### What is required
Reproduce the data below in full and exclude every picture.

**********

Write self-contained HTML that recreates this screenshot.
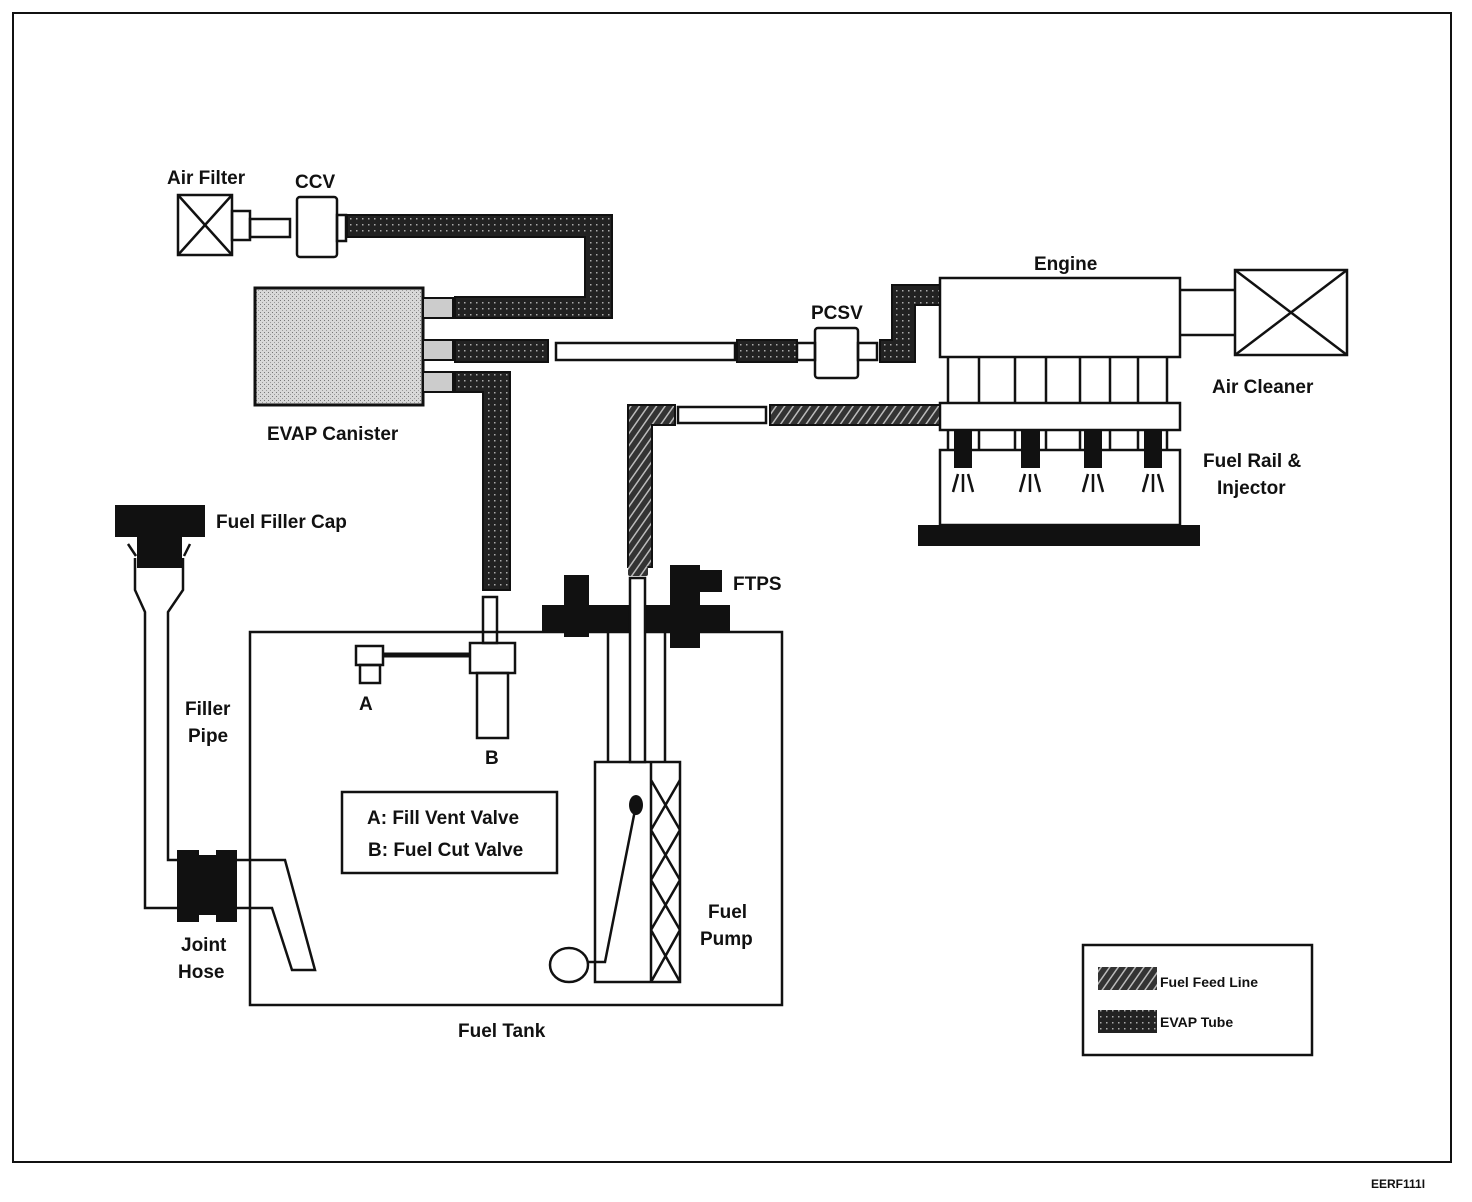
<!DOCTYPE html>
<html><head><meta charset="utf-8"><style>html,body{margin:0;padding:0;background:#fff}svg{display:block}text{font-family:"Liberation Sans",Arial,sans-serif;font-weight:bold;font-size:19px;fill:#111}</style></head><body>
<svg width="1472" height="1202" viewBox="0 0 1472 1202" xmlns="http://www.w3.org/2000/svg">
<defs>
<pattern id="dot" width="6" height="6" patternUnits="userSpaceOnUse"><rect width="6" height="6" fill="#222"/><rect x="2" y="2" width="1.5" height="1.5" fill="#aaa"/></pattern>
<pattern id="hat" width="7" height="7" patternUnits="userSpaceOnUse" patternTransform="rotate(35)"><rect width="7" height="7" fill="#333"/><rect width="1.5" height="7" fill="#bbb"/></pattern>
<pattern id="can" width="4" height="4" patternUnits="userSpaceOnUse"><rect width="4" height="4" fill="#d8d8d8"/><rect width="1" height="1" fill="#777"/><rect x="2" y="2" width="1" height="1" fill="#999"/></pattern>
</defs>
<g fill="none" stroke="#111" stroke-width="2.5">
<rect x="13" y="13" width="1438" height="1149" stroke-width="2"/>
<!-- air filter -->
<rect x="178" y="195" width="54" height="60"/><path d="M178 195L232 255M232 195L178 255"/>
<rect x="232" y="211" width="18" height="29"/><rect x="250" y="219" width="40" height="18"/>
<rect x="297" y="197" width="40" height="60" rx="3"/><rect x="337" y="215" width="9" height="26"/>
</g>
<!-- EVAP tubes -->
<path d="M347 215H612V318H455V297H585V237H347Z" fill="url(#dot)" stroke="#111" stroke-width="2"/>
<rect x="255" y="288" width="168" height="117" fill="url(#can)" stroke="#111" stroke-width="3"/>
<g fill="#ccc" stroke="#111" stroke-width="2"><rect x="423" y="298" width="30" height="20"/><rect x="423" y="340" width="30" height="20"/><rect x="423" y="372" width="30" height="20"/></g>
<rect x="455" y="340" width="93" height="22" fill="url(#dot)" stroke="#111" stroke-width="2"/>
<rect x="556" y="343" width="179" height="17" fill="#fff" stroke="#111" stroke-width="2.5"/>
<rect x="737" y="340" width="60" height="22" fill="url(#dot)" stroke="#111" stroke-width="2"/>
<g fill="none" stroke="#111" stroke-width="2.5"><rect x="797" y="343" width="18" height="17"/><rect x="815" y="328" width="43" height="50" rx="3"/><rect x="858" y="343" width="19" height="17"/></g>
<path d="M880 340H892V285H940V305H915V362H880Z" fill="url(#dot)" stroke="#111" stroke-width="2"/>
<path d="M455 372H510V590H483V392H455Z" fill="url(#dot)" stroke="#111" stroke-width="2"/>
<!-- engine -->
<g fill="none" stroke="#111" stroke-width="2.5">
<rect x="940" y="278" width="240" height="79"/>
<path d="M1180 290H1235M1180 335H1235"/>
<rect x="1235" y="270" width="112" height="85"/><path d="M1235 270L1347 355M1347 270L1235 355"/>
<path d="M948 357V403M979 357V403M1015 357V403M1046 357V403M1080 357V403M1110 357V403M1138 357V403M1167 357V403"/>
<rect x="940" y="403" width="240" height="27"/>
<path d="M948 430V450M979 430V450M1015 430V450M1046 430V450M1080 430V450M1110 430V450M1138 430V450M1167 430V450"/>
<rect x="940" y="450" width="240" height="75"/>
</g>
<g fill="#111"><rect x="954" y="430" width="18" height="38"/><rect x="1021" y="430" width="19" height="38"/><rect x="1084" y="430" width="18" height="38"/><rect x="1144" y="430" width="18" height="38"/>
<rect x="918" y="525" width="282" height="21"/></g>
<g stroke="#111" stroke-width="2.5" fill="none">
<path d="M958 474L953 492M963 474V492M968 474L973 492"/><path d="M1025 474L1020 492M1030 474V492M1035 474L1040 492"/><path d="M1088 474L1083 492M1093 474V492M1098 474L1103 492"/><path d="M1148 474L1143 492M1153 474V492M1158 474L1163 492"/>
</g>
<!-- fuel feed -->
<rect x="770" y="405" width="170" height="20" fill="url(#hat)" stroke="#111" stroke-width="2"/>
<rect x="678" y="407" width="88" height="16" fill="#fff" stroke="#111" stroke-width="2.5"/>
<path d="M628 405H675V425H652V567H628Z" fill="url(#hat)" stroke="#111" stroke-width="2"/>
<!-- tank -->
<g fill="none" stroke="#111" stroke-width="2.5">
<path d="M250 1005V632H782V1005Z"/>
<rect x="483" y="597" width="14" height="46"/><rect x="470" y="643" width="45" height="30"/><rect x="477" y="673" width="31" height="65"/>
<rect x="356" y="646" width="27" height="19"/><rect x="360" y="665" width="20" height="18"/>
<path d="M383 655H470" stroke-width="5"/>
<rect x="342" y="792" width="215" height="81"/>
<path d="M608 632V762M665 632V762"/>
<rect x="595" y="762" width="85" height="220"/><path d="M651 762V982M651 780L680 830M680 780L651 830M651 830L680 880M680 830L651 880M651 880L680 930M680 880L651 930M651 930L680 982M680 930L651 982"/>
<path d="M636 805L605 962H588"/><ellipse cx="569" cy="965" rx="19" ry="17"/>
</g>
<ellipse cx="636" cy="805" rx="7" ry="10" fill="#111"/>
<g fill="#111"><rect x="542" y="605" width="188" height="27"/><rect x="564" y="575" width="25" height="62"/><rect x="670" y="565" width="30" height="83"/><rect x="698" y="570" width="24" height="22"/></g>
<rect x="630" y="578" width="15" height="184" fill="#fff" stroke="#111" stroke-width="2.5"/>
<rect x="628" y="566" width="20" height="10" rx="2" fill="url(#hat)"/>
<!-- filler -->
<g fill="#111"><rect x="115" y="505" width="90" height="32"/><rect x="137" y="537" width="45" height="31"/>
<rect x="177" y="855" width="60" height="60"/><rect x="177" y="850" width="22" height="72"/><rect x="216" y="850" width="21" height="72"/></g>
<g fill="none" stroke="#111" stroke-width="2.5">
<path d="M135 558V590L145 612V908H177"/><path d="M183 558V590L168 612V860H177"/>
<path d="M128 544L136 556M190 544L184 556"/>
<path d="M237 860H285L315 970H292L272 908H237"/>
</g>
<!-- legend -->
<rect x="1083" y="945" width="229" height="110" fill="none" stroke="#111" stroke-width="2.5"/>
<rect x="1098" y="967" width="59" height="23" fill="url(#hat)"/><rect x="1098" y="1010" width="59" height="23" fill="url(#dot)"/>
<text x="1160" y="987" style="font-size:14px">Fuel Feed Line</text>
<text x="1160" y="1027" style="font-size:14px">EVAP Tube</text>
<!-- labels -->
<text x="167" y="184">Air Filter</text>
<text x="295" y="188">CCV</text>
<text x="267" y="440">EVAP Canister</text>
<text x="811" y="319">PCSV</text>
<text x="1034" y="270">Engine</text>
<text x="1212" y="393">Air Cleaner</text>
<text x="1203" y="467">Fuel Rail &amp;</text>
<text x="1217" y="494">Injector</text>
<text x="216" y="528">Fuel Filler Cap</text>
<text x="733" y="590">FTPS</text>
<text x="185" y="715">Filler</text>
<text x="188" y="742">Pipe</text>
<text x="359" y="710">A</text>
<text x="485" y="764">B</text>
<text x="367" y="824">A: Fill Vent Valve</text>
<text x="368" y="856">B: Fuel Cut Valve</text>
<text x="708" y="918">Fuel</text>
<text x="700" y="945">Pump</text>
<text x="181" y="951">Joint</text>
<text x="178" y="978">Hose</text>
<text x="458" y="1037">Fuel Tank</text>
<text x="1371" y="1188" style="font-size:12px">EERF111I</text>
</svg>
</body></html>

**********

### Correct response
Write self-contained HTML that recreates this screenshot.
<!DOCTYPE html>
<html><head><meta charset="utf-8"><style>html,body{margin:0;padding:0;background:#fff}svg{display:block}text{font-family:"Liberation Sans",Arial,sans-serif;font-weight:bold;font-size:19px;fill:#111}</style></head><body>
<svg width="1472" height="1202" viewBox="0 0 1472 1202" xmlns="http://www.w3.org/2000/svg">
<defs>
<pattern id="dot" width="6" height="6" patternUnits="userSpaceOnUse"><rect width="6" height="6" fill="#222"/><rect x="2" y="2" width="1.5" height="1.5" fill="#aaa"/></pattern>
<pattern id="hat" width="7" height="7" patternUnits="userSpaceOnUse" patternTransform="rotate(35)"><rect width="7" height="7" fill="#333"/><rect width="1.5" height="7" fill="#bbb"/></pattern>
<pattern id="can" width="4" height="4" patternUnits="userSpaceOnUse"><rect width="4" height="4" fill="#d8d8d8"/><rect width="1" height="1" fill="#777"/><rect x="2" y="2" width="1" height="1" fill="#999"/></pattern>
</defs>
<g fill="none" stroke="#111" stroke-width="2.5">
<rect x="13" y="13" width="1438" height="1149" stroke-width="2"/>
<!-- air filter -->
<rect x="178" y="195" width="54" height="60"/><path d="M178 195L232 255M232 195L178 255"/>
<rect x="232" y="211" width="18" height="29"/><rect x="250" y="219" width="40" height="18"/>
<rect x="297" y="197" width="40" height="60" rx="3"/><rect x="337" y="215" width="9" height="26"/>
</g>
<!-- EVAP tubes -->
<path d="M347 215H612V318H455V297H585V237H347Z" fill="url(#dot)" stroke="#111" stroke-width="2"/>
<rect x="255" y="288" width="168" height="117" fill="url(#can)" stroke="#111" stroke-width="3"/>
<g fill="#ccc" stroke="#111" stroke-width="2"><rect x="423" y="298" width="30" height="20"/><rect x="423" y="340" width="30" height="20"/><rect x="423" y="372" width="30" height="20"/></g>
<rect x="455" y="340" width="93" height="22" fill="url(#dot)" stroke="#111" stroke-width="2"/>
<rect x="556" y="343" width="179" height="17" fill="#fff" stroke="#111" stroke-width="2.5"/>
<rect x="737" y="340" width="60" height="22" fill="url(#dot)" stroke="#111" stroke-width="2"/>
<g fill="none" stroke="#111" stroke-width="2.5"><rect x="797" y="343" width="18" height="17"/><rect x="815" y="328" width="43" height="50" rx="3"/><rect x="858" y="343" width="19" height="17"/></g>
<path d="M880 340H892V285H940V305H915V362H880Z" fill="url(#dot)" stroke="#111" stroke-width="2"/>
<path d="M455 372H510V590H483V392H455Z" fill="url(#dot)" stroke="#111" stroke-width="2"/>
<!-- engine -->
<g fill="none" stroke="#111" stroke-width="2.5">
<rect x="940" y="278" width="240" height="79"/>
<path d="M1180 290H1235M1180 335H1235"/>
<rect x="1235" y="270" width="112" height="85"/><path d="M1235 270L1347 355M1347 270L1235 355"/>
<path d="M948 357V403M979 357V403M1015 357V403M1046 357V403M1080 357V403M1110 357V403M1138 357V403M1167 357V403"/>
<rect x="940" y="403" width="240" height="27"/>
<path d="M948 430V450M979 430V450M1015 430V450M1046 430V450M1080 430V450M1110 430V450M1138 430V450M1167 430V450"/>
<rect x="940" y="450" width="240" height="75"/>
</g>
<g fill="#111"><rect x="954" y="430" width="18" height="38"/><rect x="1021" y="430" width="19" height="38"/><rect x="1084" y="430" width="18" height="38"/><rect x="1144" y="430" width="18" height="38"/>
<rect x="918" y="525" width="282" height="21"/></g>
<g stroke="#111" stroke-width="2.5" fill="none">
<path d="M958 474L953 492M963 474V492M968 474L973 492"/><path d="M1025 474L1020 492M1030 474V492M1035 474L1040 492"/><path d="M1088 474L1083 492M1093 474V492M1098 474L1103 492"/><path d="M1148 474L1143 492M1153 474V492M1158 474L1163 492"/>
</g>
<!-- fuel feed -->
<rect x="770" y="405" width="170" height="20" fill="url(#hat)" stroke="#111" stroke-width="2"/>
<rect x="678" y="407" width="88" height="16" fill="#fff" stroke="#111" stroke-width="2.5"/>
<path d="M628 405H675V425H652V567H628Z" fill="url(#hat)" stroke="#111" stroke-width="2"/>
<!-- tank -->
<g fill="none" stroke="#111" stroke-width="2.5">
<path d="M250 1005V632H782V1005Z"/>
<rect x="483" y="597" width="14" height="46"/><rect x="470" y="643" width="45" height="30"/><rect x="477" y="673" width="31" height="65"/>
<rect x="356" y="646" width="27" height="19"/><rect x="360" y="665" width="20" height="18"/>
<path d="M383 655H470" stroke-width="5"/>
<rect x="342" y="792" width="215" height="81"/>
<path d="M608 632V762M665 632V762"/>
<rect x="595" y="762" width="85" height="220"/><path d="M651 762V982M651 780L680 830M680 780L651 830M651 830L680 880M680 830L651 880M651 880L680 930M680 880L651 930M651 930L680 982M680 930L651 982"/>
<path d="M636 805L605 962H588"/><ellipse cx="569" cy="965" rx="19" ry="17"/>
</g>
<ellipse cx="636" cy="805" rx="7" ry="10" fill="#111"/>
<g fill="#111"><rect x="542" y="605" width="188" height="27"/><rect x="564" y="575" width="25" height="62"/><rect x="670" y="565" width="30" height="83"/><rect x="698" y="570" width="24" height="22"/></g>
<rect x="630" y="578" width="15" height="184" fill="#fff" stroke="#111" stroke-width="2.5"/>
<rect x="628" y="566" width="20" height="10" rx="2" fill="url(#hat)"/>
<!-- filler -->
<g fill="#111"><rect x="115" y="505" width="90" height="32"/><rect x="137" y="537" width="45" height="31"/>
<rect x="177" y="855" width="60" height="60"/><rect x="177" y="850" width="22" height="72"/><rect x="216" y="850" width="21" height="72"/></g>
<g fill="none" stroke="#111" stroke-width="2.5">
<path d="M135 558V590L145 612V908H177"/><path d="M183 558V590L168 612V860H177"/>
<path d="M128 544L136 556M190 544L184 556"/>
<path d="M237 860H285L315 970H292L272 908H237"/>
</g>
<!-- legend -->
<rect x="1083" y="945" width="229" height="110" fill="none" stroke="#111" stroke-width="2.5"/>
<rect x="1098" y="967" width="59" height="23" fill="url(#hat)"/><rect x="1098" y="1010" width="59" height="23" fill="url(#dot)"/>
<text x="1160" y="987" style="font-size:14px">Fuel Feed Line</text>
<text x="1160" y="1027" style="font-size:14px">EVAP Tube</text>
<!-- labels -->
<text x="167" y="184">Air Filter</text>
<text x="295" y="188">CCV</text>
<text x="267" y="440">EVAP Canister</text>
<text x="811" y="319">PCSV</text>
<text x="1034" y="270">Engine</text>
<text x="1212" y="393">Air Cleaner</text>
<text x="1203" y="467">Fuel Rail &amp;</text>
<text x="1217" y="494">Injector</text>
<text x="216" y="528">Fuel Filler Cap</text>
<text x="733" y="590">FTPS</text>
<text x="185" y="715">Filler</text>
<text x="188" y="742">Pipe</text>
<text x="359" y="710">A</text>
<text x="485" y="764">B</text>
<text x="367" y="824">A: Fill Vent Valve</text>
<text x="368" y="856">B: Fuel Cut Valve</text>
<text x="708" y="918">Fuel</text>
<text x="700" y="945">Pump</text>
<text x="181" y="951">Joint</text>
<text x="178" y="978">Hose</text>
<text x="458" y="1037">Fuel Tank</text>
<text x="1371" y="1188" style="font-size:12px">EERF111I</text>
</svg>
</body></html>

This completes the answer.